People thinking it will replace lawyers or programmers are delusional. Or at least 20 years too early.
In Back to the Future 2, Doc Brown was telling Marty McFly that in the future, all lawyers were abolished and that the justice system moved swiftly as a result.
Problem is, AI and robotics really can’t deal with the complexities of making an argument in a legal sense. The effectiveness of attorneys isn’t just about their ability to argue a case in court and outside of court. It’s about the emotional mindset they have in persuading the judge, defense attorneys and jury to weigh the facts, reason and everything else.
It's a wet dream of the 1% to replace us all with computers (which will, of course, crash civilization). Whether it pans out is anyone's guess.
The AI bubble will eventually burst. It’s going to be inevitable.
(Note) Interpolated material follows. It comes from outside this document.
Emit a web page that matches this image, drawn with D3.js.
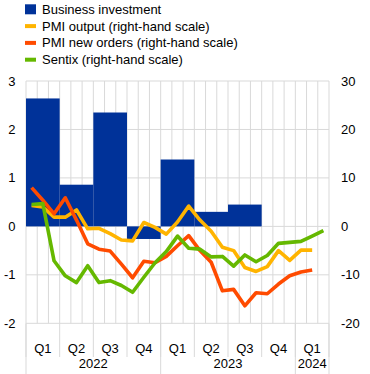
<!DOCTYPE html>
<html><head><meta charset="utf-8">
<script src="https://cdn.jsdelivr.net/npm/d3@7"></script>
<style>
html,body{margin:0;padding:0;background:#fff;}
svg{display:block;font-family:"Liberation Sans",Arial,sans-serif;}
</style></head>
<body>
<svg id="chart" width="370" height="374"></svg>
<script>
const months = ["2022-01","2022-02","2022-03","2022-04","2022-05","2022-06","2022-07","2022-08","2022-09","2022-10","2022-11","2022-12",
"2023-01","2023-02","2023-03","2023-04","2023-05","2023-06","2023-07","2023-08","2023-09","2023-10","2023-11","2023-12",
"2024-01","2024-02","2024-03"];
const quarters = ["2022Q1","2022Q2","2022Q3","2022Q4","2023Q1","2023Q2","2023Q3","2023Q4","2024Q1"];
const quarterLabels = ["Q1","Q2","Q3","Q4","Q1","Q2","Q3","Q4","Q1"];
const years = ["2022","2023","2024"];
const yearQuarters = [4,4,1];
const businessInvestment = [2.64, 0.86, 2.35, -0.26, 1.38, 0.30, 0.45, null, null];
const pmiOutput = [4.3, 4.0, 1.9, 1.9, 3.4, -0.5, -0.4, -1.5, -2.8, -3.0, 0.8, -0.2, -1.6, 0.9, 4.2, 1.3, -1.0, -4.3, -5.0, -8.5, -9.3, -8.3, -5.0, -7.0, -4.9, -4.9];
const pmiNewOrders = [8.0, 5.4, 2.6, 5.9, 1.3, -3.6, -4.7, -5.1, -7.8, -10.6, -7.2, -7.5, -6.2, -4.0, -1.9, -5.0, -7.4, -13.3, -13.0, -16.4, -13.7, -13.9, -11.9, -10.2, -9.4, -9.0];
const sentix = [4.5, 4.7, -7.1, -10.2, -11.6, -8.1, -11.6, -11.2, -12.2, -13.6, -10.5, -7.5, -5.2, -2.0, -4.5, -4.7, -6.3, -6.2, -8.2, -5.9, -7.3, -6.0, -3.5, -3.3, -3.1, -2.0, -0.9];
const leftTicks = [-2,-1,0,1,2,3];
const rightTicks = [-20,-10,0,10,20,30];
const legendItems = [
  {label:"Business investment", color:"#003299", type:"bar"},
  {label:"PMI output (right-hand scale)", color:"#FFB400", type:"line"},
  {label:"PMI new orders (right-hand scale)", color:"#FF4B00", type:"line"},
  {label:"Sentix (right-hand scale)", color:"#65B800", type:"line"}
];

const L = 26, R = 329, T = 81, B = 323.3;
const svg = d3.select("#chart");
const grid = "#d9d9d9";

const xm = d3.scaleBand().domain(months).range([L, R]).padding(0);
const xq = d3.scaleBand().domain(quarters).range([L, R]).padding(0);
const yL = d3.scaleLinear().domain([-2, 3]).range([B, T]);
const yR = d3.scaleLinear().domain([-20, 30]).range([B, T]);

// horizontal grid
svg.append("g").selectAll("line").data(leftTicks).join("line")
  .attr("x1", L).attr("x2", R).attr("y1", d => yL(d)).attr("y2", d => yL(d))
  .attr("stroke", grid).attr("stroke-width", 1);

// vertical monthly grid
const mb = months.map(m => xm(m)).concat([R]);
svg.append("g").selectAll("line").data(mb).join("line")
  .attr("x1", d => d).attr("x2", d => d).attr("y1", T).attr("y2", B)
  .attr("stroke", grid).attr("stroke-width", 1);

// quarter separators in axis area
const qb = quarters.map(q => xq(q)).concat([R]);
svg.append("g").selectAll("line").data(qb).join("line")
  .attr("x1", d => d).attr("x2", d => d).attr("y1", B).attr("y2", 357)
  .attr("stroke", grid).attr("stroke-width", 1);

// year separators
let acc = 0; const yb = [xq(quarters[0])];
const yearCenters = [];
yearQuarters.forEach((n, i) => {
  const s = xq(quarters[acc]); acc += n;
  const e = acc < quarters.length ? xq(quarters[acc]) : R;
  yb.push(e); yearCenters.push((s + e) / 2);
});
svg.append("g").selectAll("line").data(yb).join("line")
  .attr("x1", d => d).attr("x2", d => d).attr("y1", B).attr("y2", 374)
  .attr("stroke", grid).attr("stroke-width", 1);

// bars
svg.append("g").selectAll("rect").data(quarters.map((q, i) => ({q, v: businessInvestment[i]})).filter(d => d.v != null)).join("rect")
  .attr("x", d => xq(d.q)).attr("width", xq.bandwidth())
  .attr("y", d => Math.min(yL(d.v), yL(0))).attr("height", d => Math.abs(yL(d.v) - yL(0)))
  .attr("fill", "#003299");

// lines
const line = d3.line().x((d, i) => xm(months[i]) + xm.bandwidth() / 2).y(d => yR(d));
[[pmiOutput, "#FFB400"], [pmiNewOrders, "#FF4B00"], [sentix, "#65B800"]].forEach(([data, c]) => {
  svg.append("path").datum(data).attr("d", line).attr("fill", "none")
    .attr("stroke", c).attr("stroke-width", 3.6).attr("stroke-linejoin", "round");
});

// left axis labels
svg.append("g").selectAll("text").data(leftTicks).join("text")
  .attr("x", 15.5).attr("y", d => yL(d)).attr("dy", "0.35em").attr("text-anchor", "end")
  .attr("font-size", 13).attr("fill", "#000").text(d => d);
// right axis labels
svg.append("g").selectAll("text").data(rightTicks).join("text")
  .attr("x", 341).attr("y", d => yR(d)).attr("dy", "0.35em").attr("text-anchor", "start")
  .attr("font-size", 13).attr("fill", "#000").text(d => d);

// quarter labels
svg.append("g").selectAll("text").data(quarters).join("text")
  .attr("x", d => xq(d) + xq.bandwidth() / 2).attr("y", 353).attr("text-anchor", "middle")
  .attr("font-size", 13).attr("fill", "#000").text((d, i) => quarterLabels[i]);
// year labels
svg.append("g").selectAll("text").data(years).join("text")
  .attr("x", (d, i) => yearCenters[i]).attr("y", 368).attr("text-anchor", "middle")
  .attr("font-size", 13).attr("fill", "#000").text(d => d);

// legend
const lg = svg.append("g");
legendItems.forEach((it, i) => {
  const cy = 9.3 + i * 16.8;
  if (it.type === "bar") {
    lg.append("rect").attr("x", 25).attr("y", cy - 5).attr("width", 11).attr("height", 10).attr("fill", it.color);
  } else {
    lg.append("rect").attr("x", 25).attr("y", cy - 2).attr("width", 11).attr("height", 4).attr("fill", it.color);
  }
  lg.append("text").attr("x", 42).attr("y", cy).attr("dy", "0.35em").attr("font-size", 13).attr("fill", "#000").text(it.label);
});
</script>
</body></html>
I have been hearing in my network and from those I know who work in technology and recruiting that hiring through AI recruiting tools and moving to AI while cutting staff isn’t exactly producing the dividends and results across the board. I’m fact, it’s become a real mess. AI tech is not perfect and like any digital technology solution, it’s still powered by the internet, which in turn is powered by the data centers.
However, I am one to exercise caution with these doomsday predictions.
1) Eventually there is going to be regulation on data centers, which means that if they are lessened or limited, AI’s impact is muted. This is because of environmental concerns, not just because of societal concerns in general.
2) I’ve heard crap from those in tech and the Future of Work advocates from predicting that in 2020 40% of the workforce would be freelancing. The whole statistic cited by these people is bullshit and is taken from a survey Intuit did at around 2013 or 2014 to sell its products. Fail.
I’ve also heard that self-driving back in the 2010 was going to be the new wave of getting around and that we wouldn’t need to drive a car anymore. Hardly anyone uses autonomous vehicles and if they do, they are primarily in cities where tech has the most influence, like San Francisco. Even in Berkeley, NO ONE uses self driving. Are we even thinking about it in Wyoming?
Oh and one video published on YouTube said there will be only five jobs in 2030. Absolute hogwash. AI cannot change the system that quickly and then the whole world move in a system like that in just four years.
Also, one other point:
No way in hell will AI replace teachers. You can count on teachers unions in full force fighting against the powers that be so they can continue to keep their jobs.